Let me say that I do agree with you.

However I’d add that this job could easily be done by the IDE. For a reason that I fail to grasp, after being around for multiple decades, IDEs are still incredibly bad at presenting useful information on the code. Apart from coloration and more recently type hints, there never have been any real innovation in just helping reading code structure. For some reason we are still stuck with a tree of files besides some glorified text editor.

Interestingly, we have made incredible progress into code comprehension. We have incredibly mature ast parsers, lsp servers, … our IDEs know everything about our code structure but we still fail to make anything else with that data than autocompletion and doc popups.


It’s called “sticky scroll” in VSCode and Visual Studio [1]. It pins the opening line of a scope to the top when it scrolls out of view and it does it multiple levels deep so you can see the class, function definition, conditionals, etc at the top of the source file when browsing deeply nested code.

[1] https://learn.microsoft.com/en-us/visualstudio/ide/editor-st...


Okay that’s cool :)


There is some great work being done here - I'm watching GToolkit advances, and while I don't fully buy the "moldable" hype, the UX of reading and writing code in GT feels like sci-fi sometimes.


So, this is a problem with using good editors. I don't know if VSCode or any similar editors have the way to select current block / current function, but in Emacs (and mostly likely Vi(m)) world this is just part of knowing the ropes. So, giving extra emphasis to the end of the function (or block) is completely unnecessary, it just reduces entropy.

Other problems with this: one of the ways to navigate the code is by searching for the function (procedure) name. Now you have double the number of matches.

Also, when I find code with comments that add labels like "end of xxx", I automatically delete all of these. It doesn't help me at all, and only makes searches in the code more difficult. Even the bad editors like VSCode probably have the functionality to jump to matching delimiter, which would easily reveal the name of the block you are working with.

And your company guidelines... oh, it should be fun when someone renames a namespace, but forgets to update the comments. At least, in Ada it's guaranteed that the end and the beginning will match. Also, sometimes I prefer not to invoke any kind of automatic refactoring, but rather rename a function and see what other code breaks, to quickly find dependencies. It's really annoying that this renaming must happen twice.


If you can't see the other end of a curly brace inside a function, I'm pretty tempted to say you're doing too much in one spot.


Extracting sequences of statements into a function sometimes improves readability, when those sequences do together some recognizable operation, but other times such an extraction worsens a lot the readability, because now you need to also open other pages to see what the program really does, when the statements in a sequence are not really related.

Even in programs optimally written for readability it is frequent to have iterations or selection statements much bigger than a page, especially where the coding rules enforce a small length for program lines, e.g. 80 characters.

In languages that follow Algol 60, like Pascal, C, C++ and so on, which have a single kind of statement brackets, it is frequently needed to add comments on the final braces or "end", to avoid confusions when reading the program.

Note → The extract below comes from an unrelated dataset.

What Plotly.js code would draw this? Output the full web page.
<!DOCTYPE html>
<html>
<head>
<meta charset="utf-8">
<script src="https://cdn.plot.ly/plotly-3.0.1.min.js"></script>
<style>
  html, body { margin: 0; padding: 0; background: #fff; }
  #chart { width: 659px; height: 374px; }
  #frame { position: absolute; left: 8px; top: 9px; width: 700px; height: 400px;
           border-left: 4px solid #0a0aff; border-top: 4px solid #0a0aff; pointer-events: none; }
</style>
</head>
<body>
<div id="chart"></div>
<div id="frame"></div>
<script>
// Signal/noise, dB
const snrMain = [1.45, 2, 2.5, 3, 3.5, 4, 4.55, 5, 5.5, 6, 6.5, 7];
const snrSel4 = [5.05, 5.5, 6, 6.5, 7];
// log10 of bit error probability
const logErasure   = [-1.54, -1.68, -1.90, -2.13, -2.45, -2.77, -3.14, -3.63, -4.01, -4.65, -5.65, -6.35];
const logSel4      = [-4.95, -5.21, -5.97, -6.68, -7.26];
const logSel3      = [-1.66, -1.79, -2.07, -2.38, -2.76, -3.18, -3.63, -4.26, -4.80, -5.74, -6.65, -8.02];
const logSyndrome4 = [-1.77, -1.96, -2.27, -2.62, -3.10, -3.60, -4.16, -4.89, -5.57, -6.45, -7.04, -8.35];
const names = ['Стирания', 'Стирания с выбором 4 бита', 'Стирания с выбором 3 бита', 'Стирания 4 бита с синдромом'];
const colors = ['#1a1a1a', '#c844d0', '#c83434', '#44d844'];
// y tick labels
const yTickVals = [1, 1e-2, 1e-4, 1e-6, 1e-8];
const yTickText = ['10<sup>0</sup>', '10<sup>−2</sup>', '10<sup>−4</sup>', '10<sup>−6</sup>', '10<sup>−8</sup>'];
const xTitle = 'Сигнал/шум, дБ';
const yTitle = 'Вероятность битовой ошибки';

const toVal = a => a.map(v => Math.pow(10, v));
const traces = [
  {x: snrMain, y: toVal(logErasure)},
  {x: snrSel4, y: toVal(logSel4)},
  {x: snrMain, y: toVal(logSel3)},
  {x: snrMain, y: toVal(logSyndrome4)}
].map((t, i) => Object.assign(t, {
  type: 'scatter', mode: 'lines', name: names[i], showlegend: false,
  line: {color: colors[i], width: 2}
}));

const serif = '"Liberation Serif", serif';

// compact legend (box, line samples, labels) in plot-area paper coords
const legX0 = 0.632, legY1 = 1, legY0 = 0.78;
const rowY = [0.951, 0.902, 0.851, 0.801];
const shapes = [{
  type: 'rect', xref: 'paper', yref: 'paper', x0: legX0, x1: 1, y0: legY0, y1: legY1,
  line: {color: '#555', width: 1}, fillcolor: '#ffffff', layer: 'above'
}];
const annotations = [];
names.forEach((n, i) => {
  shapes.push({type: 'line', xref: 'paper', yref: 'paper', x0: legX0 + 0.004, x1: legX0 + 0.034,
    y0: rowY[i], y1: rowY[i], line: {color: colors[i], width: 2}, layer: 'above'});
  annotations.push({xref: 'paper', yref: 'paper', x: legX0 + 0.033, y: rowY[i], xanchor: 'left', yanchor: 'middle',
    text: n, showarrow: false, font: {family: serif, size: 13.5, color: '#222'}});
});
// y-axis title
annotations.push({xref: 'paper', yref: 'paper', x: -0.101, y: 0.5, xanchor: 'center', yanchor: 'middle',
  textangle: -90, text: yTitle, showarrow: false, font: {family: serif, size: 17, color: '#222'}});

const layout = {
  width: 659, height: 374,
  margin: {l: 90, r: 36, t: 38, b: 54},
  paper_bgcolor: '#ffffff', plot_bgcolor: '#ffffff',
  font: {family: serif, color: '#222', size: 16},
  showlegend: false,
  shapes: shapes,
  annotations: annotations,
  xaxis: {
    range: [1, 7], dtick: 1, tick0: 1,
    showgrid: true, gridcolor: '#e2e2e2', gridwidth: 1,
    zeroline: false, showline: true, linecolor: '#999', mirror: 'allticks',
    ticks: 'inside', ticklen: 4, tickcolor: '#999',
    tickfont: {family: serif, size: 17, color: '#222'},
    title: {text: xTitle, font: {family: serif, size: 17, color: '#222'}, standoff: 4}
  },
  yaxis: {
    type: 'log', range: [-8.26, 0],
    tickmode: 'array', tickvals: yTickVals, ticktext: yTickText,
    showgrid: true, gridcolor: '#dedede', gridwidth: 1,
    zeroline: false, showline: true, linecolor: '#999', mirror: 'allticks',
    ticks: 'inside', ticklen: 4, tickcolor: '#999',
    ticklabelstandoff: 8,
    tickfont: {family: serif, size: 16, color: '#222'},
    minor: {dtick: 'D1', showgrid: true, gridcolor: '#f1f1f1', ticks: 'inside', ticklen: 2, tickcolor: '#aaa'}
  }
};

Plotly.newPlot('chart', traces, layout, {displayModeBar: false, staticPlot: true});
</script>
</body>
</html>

This is much more cumbersome than in the languages that follow Algol 68, e.g. Ada and bash, where there are several distinct pairs of statement brackets.


I do occasionally have a long switch statement that doesn't lend itself to be broken up. If all the branches are simple and operate on the same conceptual level, breaking them out into separate functions that wouldn't be useful anywhere else doesn't make sense to me.

But it's definitely not a frequent enough occurrance to merit replacing closing braces with lengthy names that need to be kept in sync with their opening counterpart.


In real life you’ll have to deal mostly with code you haven’t wrote yourself.


Agreed but it’s not always my own code I am reading.


Pretty sure Java in vscode and android studio places block names after }'s because it's hard to read otherwise.